In preparation for Halloween, Ma'ayan took out the media lab in the library. Mudd Library is an absolute fantasy castle- there are a kazillion little rooms that all have magical purposes, that you never know until you need it. There are screening rooms, a computer store, a theatre, statues, writing centers, study carrels, womb chairs, group study rooms, huge computer labs, a silent floor, a sunbathing roof, rainbow couches, storage, old printing presses, a "dock" and a photo studio. A hundred Rooms of Requirement.

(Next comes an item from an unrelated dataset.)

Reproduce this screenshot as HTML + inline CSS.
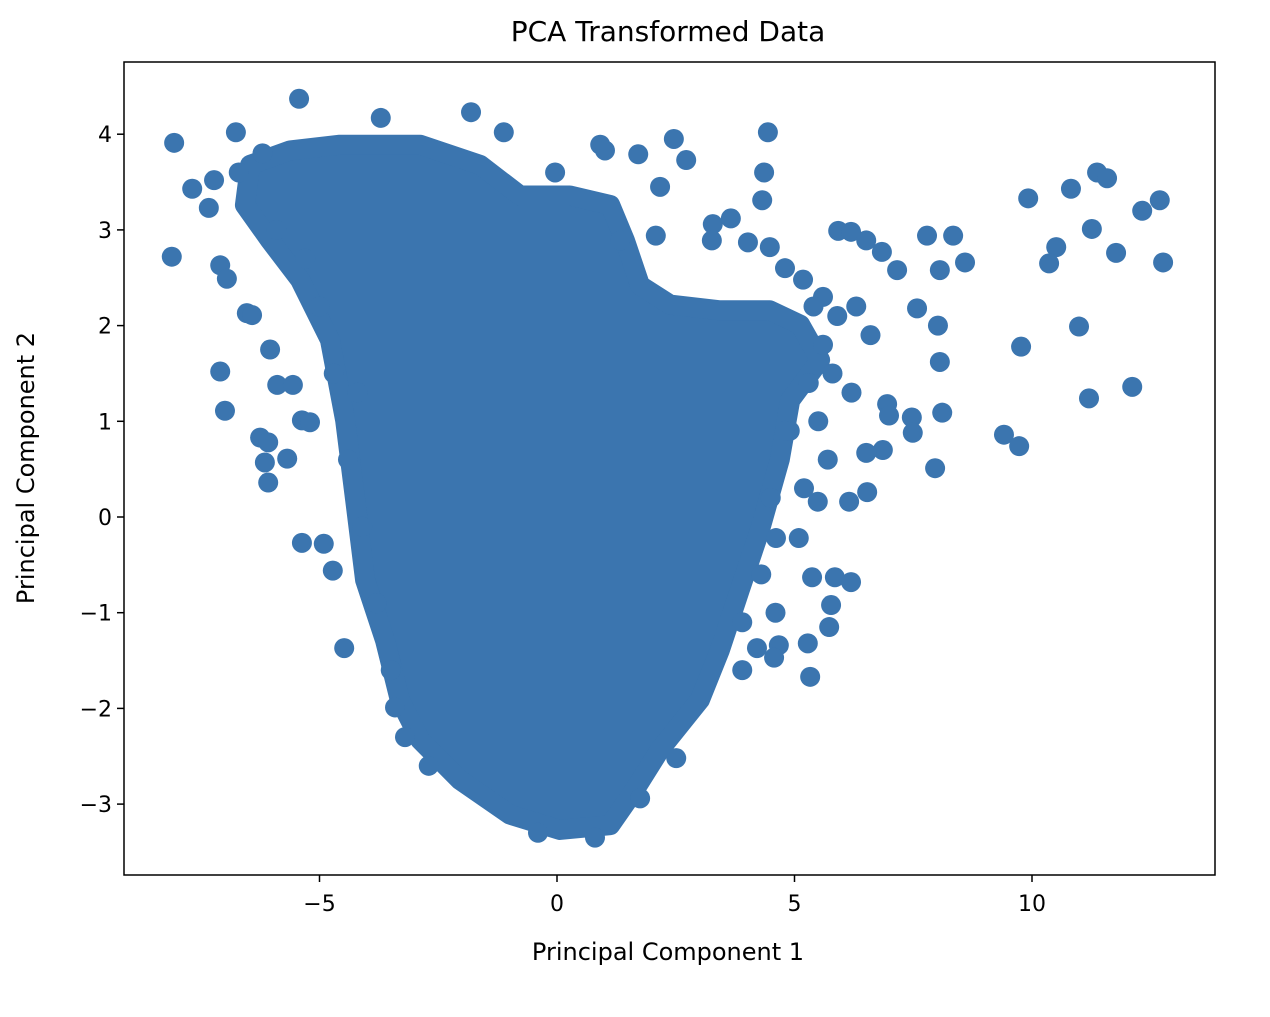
<!DOCTYPE html>
<html><head><meta charset="utf-8"><style>
body{margin:0;background:#fff;}
svg text{font-family:"DejaVu Sans","Liberation Sans",sans-serif;fill:#000;}
</style></head><body>
<svg id="chart" width="1270" height="1012" xmlns="http://www.w3.org/2000/svg"></svg>
<script>
const xTicks=[-5,0,5,10];
const yTicks=[-3,-2,-1,0,1,2,3,4];
const xTickLabels=["\u22125","0","5","10"];
const yTickLabels=["\u22123","\u22122","\u22121","0","1","2","3","4"];
const coreX=[-6.46,-5.62,-4.57,-2.88,-1.62,-0.78,0.27,1.12,1.43,1.75,2.38,3.43,4.48,5.12,5.54,4.91,4.69,4.27,3.85,3.43,3.01,2.17,1.64,1.12,0.06,-0.99,-2.04,-2.88,-3.31,-3.62,-4.04,-4.25,-4.46,-4.78,-5.41,-6.04,-6.57];
const coreY=[3.68,3.83,3.89,3.89,3.68,3.36,3.36,3.26,2.89,2.42,2.22,2.16,2.16,2.01,1.64,1.22,0.6,-0.14,-0.76,-1.39,-1.91,-2.43,-2.85,-3.22,-3.27,-3.11,-2.75,-2.33,-1.91,-1.29,-0.66,0.18,1.01,1.85,2.48,2.89,3.26];
const ptX=[-8.06,-7.68,-7.22,-7.33,-6.76,-8.11,-7.09,-6.95,-7.09,-6.99,-6.25,-6.08,-6.15,-6.08,-5.68,-6.53,-6.42,-6.04,-5.89,-5.56,-5.37,-5.2,-5.37,-4.91,-4.72,-4.48,-3.41,-5.43,-3.71,-1.81,-1.12,0.91,1.01,1.71,2.46,2.72,4.44,4.36,4.32,3.28,3.66,3.26,4.02,4.48,4.8,5.18,5.92,6.19,6.51,6.84,7.16,7.79,8.34,8.59,8.06,9.92,10.82,11.37,11.58,10.51,10.36,11.26,11.77,12.32,12.69,12.76,10.99,9.77,12.11,11.2,9.41,9.73,7.96,8.11,8.06,8.02,7.58,7.47,7.49,6.95,6.99,6.86,6.51,6.53,6.15,5.49,5.37,5.85,6.19,5.77,5.73,5.33,5.28,4.67,4.57,4.21,5.09,4.61,1.75,2.51,1.33,2.08,2.17,-0.04,5.6,5.9,6.3,6.6,5.8,6.2,5.5,5.7,4.9,5.2,4.6,3.9,-4.2,-4.4,-4.1,-3.8,-3.5,-3.2,-2.7,-5.0,-5.3,-4.7,0.8,-0.4,3.9,4.3,4.5,4.8,5.3,5.6,5.4,-6.7,-6.2,-5.9];
const ptY=[3.91,3.43,3.52,3.23,4.02,2.72,2.63,2.49,1.52,1.11,0.83,0.78,0.57,0.36,0.61,2.13,2.11,1.75,1.38,1.38,1.01,0.99,-0.27,-0.28,-0.56,-1.37,-1.99,4.37,4.17,4.23,4.02,3.89,3.83,3.79,3.95,3.73,4.02,3.6,3.31,3.06,3.12,2.89,2.87,2.82,2.6,2.48,2.99,2.98,2.89,2.77,2.58,2.94,2.94,2.66,2.58,3.33,3.43,3.6,3.54,2.82,2.65,3.01,2.76,3.2,3.31,2.66,1.99,1.78,1.36,1.24,0.86,0.74,0.51,1.09,1.62,2.0,2.18,1.04,0.88,1.18,1.06,0.7,0.67,0.26,0.16,0.16,-0.63,-0.63,-0.68,-0.92,-1.15,-1.67,-1.32,-1.34,-1.47,-1.37,-0.22,-0.22,-2.94,-2.52,2.89,2.94,3.45,3.6,2.3,2.1,2.2,1.9,1.5,1.3,1.0,0.6,0.9,0.3,-1.0,-1.6,1.3,0.6,-0.1,-0.9,-1.6,-2.3,-2.6,2.2,2.7,1.5,-3.35,-3.3,-1.1,-0.6,0.2,0.9,1.4,1.8,2.2,3.6,3.8,3.0];

const L=124,R=1215,T=62,B=875;
const sx=v=>557+(v)*47.5;
const sy=v=>517-(v)*95.7;
const NS="http://www.w3.org/2000/svg";
const svg=document.getElementById('chart');
function mk(tag,attrs,parent){const e=document.createElementNS(NS,tag);for(const k in attrs)e.setAttribute(k,attrs[k]);(parent||svg).appendChild(e);return e;}
const col="#3b75af";
const g=mk('g',{});


const poly=mk('polygon',{points:coreX.map((x,i)=>sx(x)+','+sy(coreY[i])).join(' '),fill:col,stroke:col,'stroke-width':20,'stroke-linejoin':'round'},g);


ptX.forEach((x,i)=>{const c=mk('circle',{cx:sx(x),cy:sy(ptY[i]),r:10,fill:col},g);

});
const fr=mk('rect',{x:L,y:T,width:R-L,height:B-T,fill:'none',stroke:'#000','stroke-width':1.5});


xTicks.forEach((v,i)=>{mk('line',{x1:sx(v),x2:sx(v),y1:B,y2:B+7,stroke:'#000','stroke-width':1.5});
const t=mk('text',{x:sx(v),y:B+36,'font-size':22,'text-anchor':'middle'});t.textContent=xTickLabels[i];

});
yTicks.forEach((v,i)=>{mk('line',{x1:L-7,x2:L,y1:sy(v),y2:sy(v),stroke:'#000','stroke-width':1.5});
const t=mk('text',{x:L-12,y:sy(v)+8,'font-size':22,'text-anchor':'end'});t.textContent=yTickLabels[i];

});
const tt=mk('text',{x:668,y:41,'font-size':28,'text-anchor':'middle'});tt.textContent='PCA Transformed Data';


const xl=mk('text',{x:668,y:960,'font-size':24,'text-anchor':'middle'});xl.textContent='Principal Component 1';


const yl=mk('text',{x:0,y:0,'font-size':24,'text-anchor':'middle',transform:'translate(34,468) rotate(-90)'});yl.textContent='Principal Component 2';


</script>
</body></html>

This one was on the fourth floor and was a full studio, made for photoshoots. It looked like something for Hollywood, not our very 70's library. About 20 people filtered in and out, throughout the night. It was a blast; there were posed gunfights and cross-canon flirtations (Mrs. Lovette + Poison Ivy). We got pretty giggly under the bright lights.

I love this holiday.

After photos, I went to The Breakfast show at the Sco and danced for 2 straight hours. The Sauce opened and were incredible, as usual; the Breakfast was very danceable, rock-jazz-jam with little openers of songs from cartoons. Looking around the crowd was surreal: elves danced with cavemen, Clockwork Orange droogs moshed around, zombies and faeries flowed around the sides of the stage, a dinosaur waggled its tail to the beat.

As for me, I thrashed. Thrashing in Bettie Page shoes... was a poor choice. I staggered home, brushed my teeth and collapsed.

I woke up 20 minutes before work, still in my Bettie Page costume. It's amazing how fast I can shower, change clothes, brush my hair and put in my contacts. I took an extra minute to fold my costume, giving my respects to Ms. Page.